Question

The magnitudes of the angles A, B, and C in a triangle ABC form an arithmetic progression. The smallest side is a quarter of the largest side. Find the tangent of the smallest angle.

Answer 1

Let the angles be $A=x-d,B=x,C=x+d$. Here A is the smallest angle and hence $BC=a$ is the smallest side.

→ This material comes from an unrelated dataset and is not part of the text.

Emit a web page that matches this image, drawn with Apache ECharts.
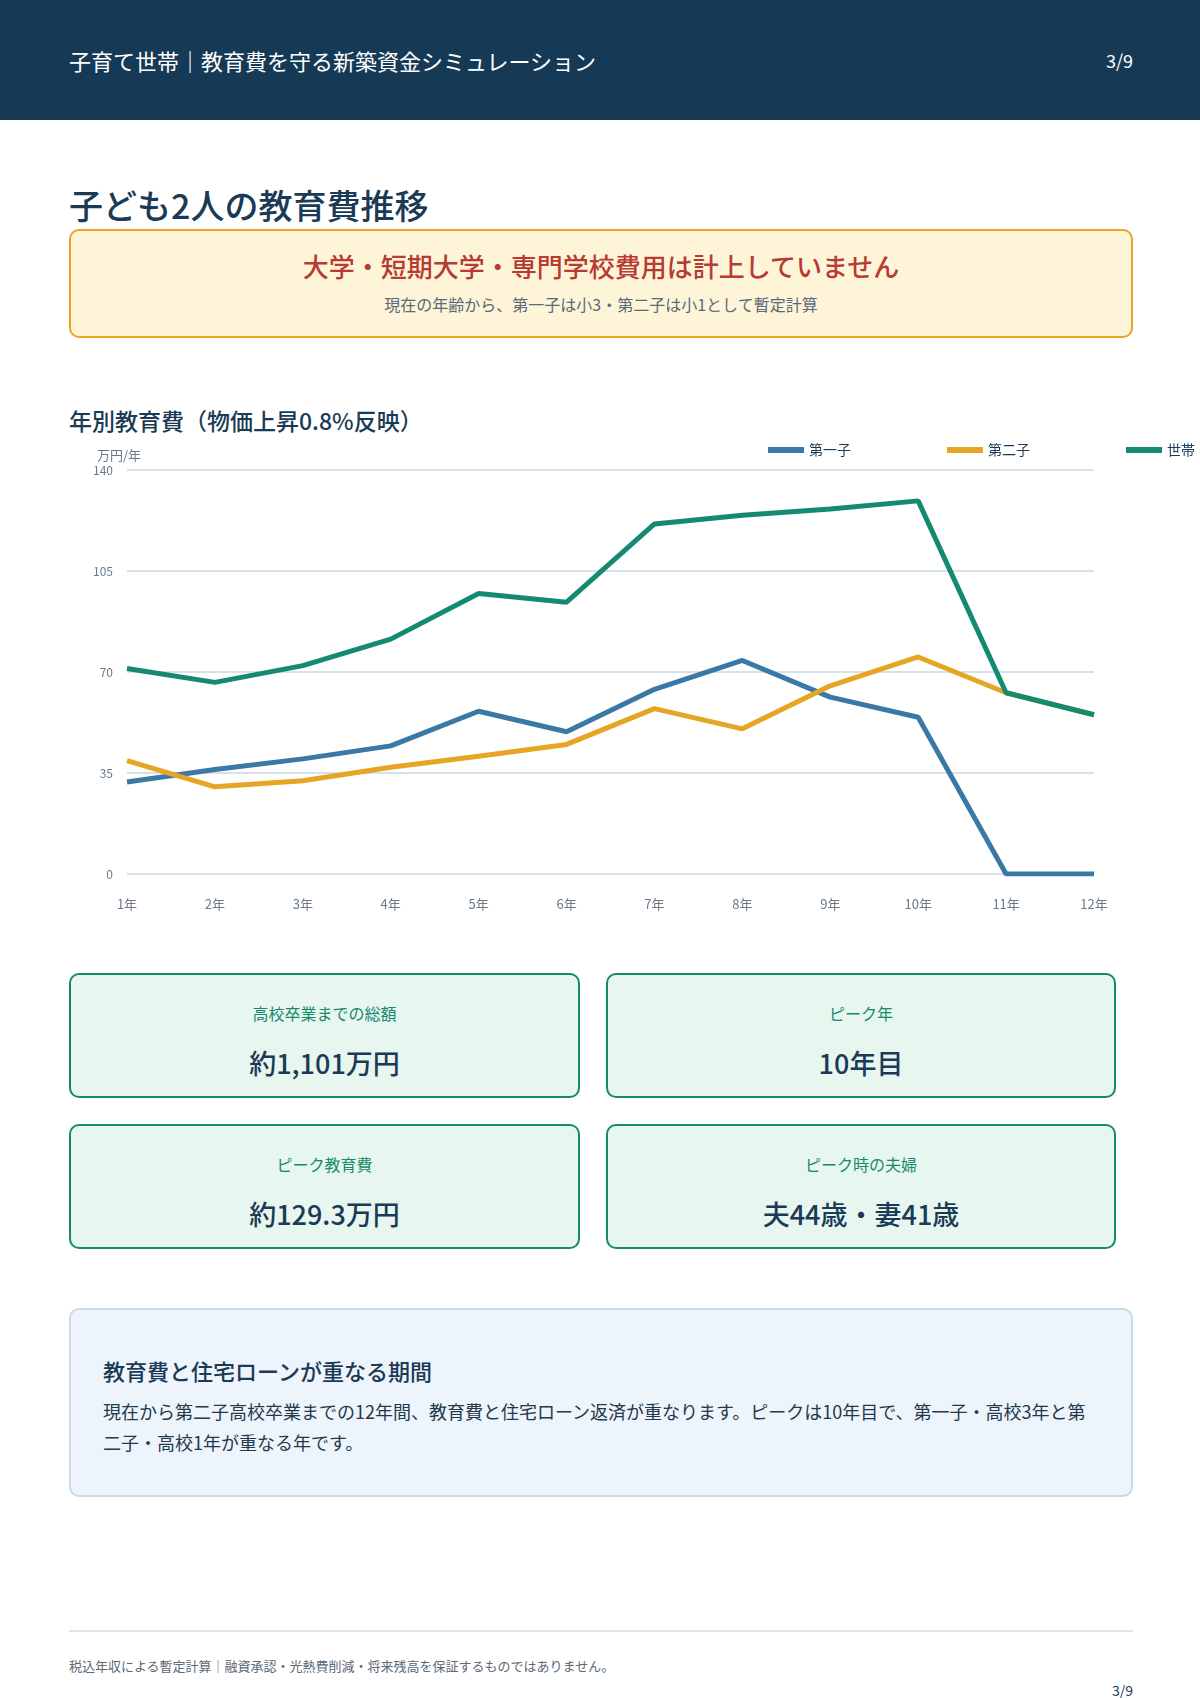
<!DOCTYPE html>
<html><head><meta charset="utf-8">
<script src="https://cdn.jsdelivr.net/npm/echarts@6/dist/echarts.min.js"></script>
<style>
body{margin:0;width:1200px;height:1698px;position:relative;font-family:"Noto Sans CJK JP","Noto Sans",sans-serif;background:#fff;color:#1a3a55;overflow:hidden}
.abs{position:absolute}
.hdr{left:0;top:0;width:1200px;height:120px;background:#163a56;color:#fff}
.card{border:2px solid #168a6e;background:#e8f6f0;border-radius:10px;box-sizing:border-box;text-align:center}
.card .l{color:#168a6e;font-size:16px;margin-top:26px}
.card .v{font-size:27px;margin-top:18px;color:#1a3a55;font-weight:500}
</style></head><body>
<div class="abs hdr">
  <div class="abs" style="left:69px;top:44px;font-size:22px">子育て世帯｜教育費を守る新築資金シミュレーション</div>
  <div class="abs" style="right:67px;top:47px;font-size:18px">3/9</div>
</div>
<div class="abs" style="left:69px;top:180px;font-size:34px;font-weight:500">子ども2人の教育費推移</div>
<div class="abs" style="left:69px;top:229px;width:1064px;height:109px;box-sizing:border-box;border:2px solid #e8a623;background:#fef4d8;border-radius:10px;text-align:center">
  <div style="color:#b83a32;font-size:26px;margin-top:16px;font-weight:500">大学・短期大学・専門学校費用は計上していません</div>
  <div style="color:#5a6a78;font-size:16px;margin-top:8px">現在の年齢から、第一子は小3・第二子は小1として暫定計算</div>
</div>
<div class="abs" style="left:69px;top:403px;font-size:23px;font-weight:500">年別教育費（物価上昇0.8%反映）</div>
<div id="chart" class="abs" style="left:0;top:430px;width:1200px;height:500px"></div>
<div class="abs card" style="left:69px;top:973px;width:511px;height:125px"><div class="l">高校卒業までの総額</div><div class="v">約1,101万円</div></div>
<div class="abs card" style="left:606px;top:973px;width:510px;height:125px"><div class="l">ピーク年</div><div class="v">10年目</div></div>
<div class="abs card" style="left:69px;top:1124px;width:511px;height:125px"><div class="l">ピーク教育費</div><div class="v">約129.3万円</div></div>
<div class="abs card" style="left:606px;top:1124px;width:510px;height:125px"><div class="l">ピーク時の夫婦</div><div class="v">夫44歳・妻41歳</div></div>
<div class="abs" style="left:69px;top:1308px;width:1064px;height:189px;box-sizing:border-box;border:2px solid #c7dbe6;background:#edf4fb;border-radius:10px;padding:44px 30px 0 32px">
  <div style="font-size:22px;font-weight:500">教育費と住宅ローンが重なる期間</div>
  <div style="font-size:18px;line-height:31px;margin-top:10px;color:#23384c">現在から第二子高校卒業までの12年間、教育費と住宅ローン返済が重なります。ピークは10年目で、第一子・高校3年と第二子・高校1年が重なる年です。</div>
</div>
<div class="abs" style="left:69px;top:1630px;width:1064px;height:2px;background:#dde5ea"></div>
<div class="abs" style="left:69px;top:1656px;font-size:13px;color:#5a6a78">税込年収による暫定計算｜融資承認・光熱費削減・将来残高を保証するものではありません。</div>
<div class="abs" style="right:67px;top:1680px;font-size:14px;color:#1a3a55">3/9</div>
<script>
var years = ['1年','2年','3年','4年','5年','6年','7年','8年','9年','10年','11年','12年'];
var child1 = [31.9,36.2,39.9,44.4,56.4,49.3,64.0,74.0,61.3,54.3,0,0];
var child2 = [39.3,30.2,32.3,37.0,40.8,44.9,57.3,50.3,65.2,75.2,62.8,55.2];
var household = [71.2,66.4,72.2,81.4,97.2,94.2,121.3,124.3,126.5,129.3,62.8,55.2];
var chart = echarts.init(document.getElementById('chart'));
function line(name, data, color) {
  return {name: name, type: 'line', data: data, symbol: 'none', lineStyle: {width: 5, color: color}, itemStyle: {color: color}};
}
chart.setOption({
  textStyle: {fontFamily: 'Noto Sans CJK JP'},
  legend: {right: 0, top: 8, itemWidth: 36, itemHeight: 6, itemGap: 96, icon: 'rect',
    textStyle: {fontSize: 14, color: '#1a3a55'}},
  grid: {left: 127, right: 106, top: 40, bottom: 56},
  xAxis: {type: 'category', data: years, boundaryGap: false,
    axisLine: {show: false}, axisTick: {show: false},
    axisLabel: {color: '#6a7a88', fontSize: 13, margin: 24}},
  yAxis: {type: 'value', min: 0, max: 140, interval: 35, name: '万円/年',
    nameLocation: 'end', nameGap: 8, nameTextStyle: {color: '#6a7a88', fontSize: 13, align: 'right', padding: [0, -14, 0, 0]},
    axisLabel: {color: '#6a7a88', fontSize: 12, margin: 14},
    splitLine: {lineStyle: {color: '#d6e2ea', width: 2}}},
  series: [line('第一子', child1, '#3a78a6'), line('第二子', child2, '#e6a524'), line('世帯', household, '#158a72')]
});
</script>
</body></html>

since $,A,B,C$ are angles of a triangle, $A+B+C=180$

$⟹3x=180$

$⟹x={60}^0$

given that the smallest side is one quarter of the largest side. Thus we have, $\frac{a}{c}=\frac{1}{4}$

using sine rule we know that $\frac{\sin A}{\sin C}=\frac{a}{c}=\frac{1}{4}$

$⟹\frac{sin(x-d)}{sin(x+d)}=\frac{1}{4}$

using componendo and dividendo method, we find that,

$\frac{\sin (x+d)+\sin (x-d)}{\sin (x+d)-\sin (x-d)}=\frac{5}{3}$

$⟹\frac{\sin x\cos d}{\cos x\sin d}=\frac{5}{3}$

$⟹\tan {60}^0\cot d=\frac{5}{3}$

$⟹\tan d=\frac{3\sqrt{3}}{5}$

$\tan A=\tan (x-d)=\frac{\tan x-\tan d}{1+\tan x\tan d}=\frac{\sqrt{3}-\frac{3\sqrt{3}}{5}}{1+\sqrt{3}.\frac{3\sqrt{3}}{5}}=\frac{\sqrt{3}}{7}$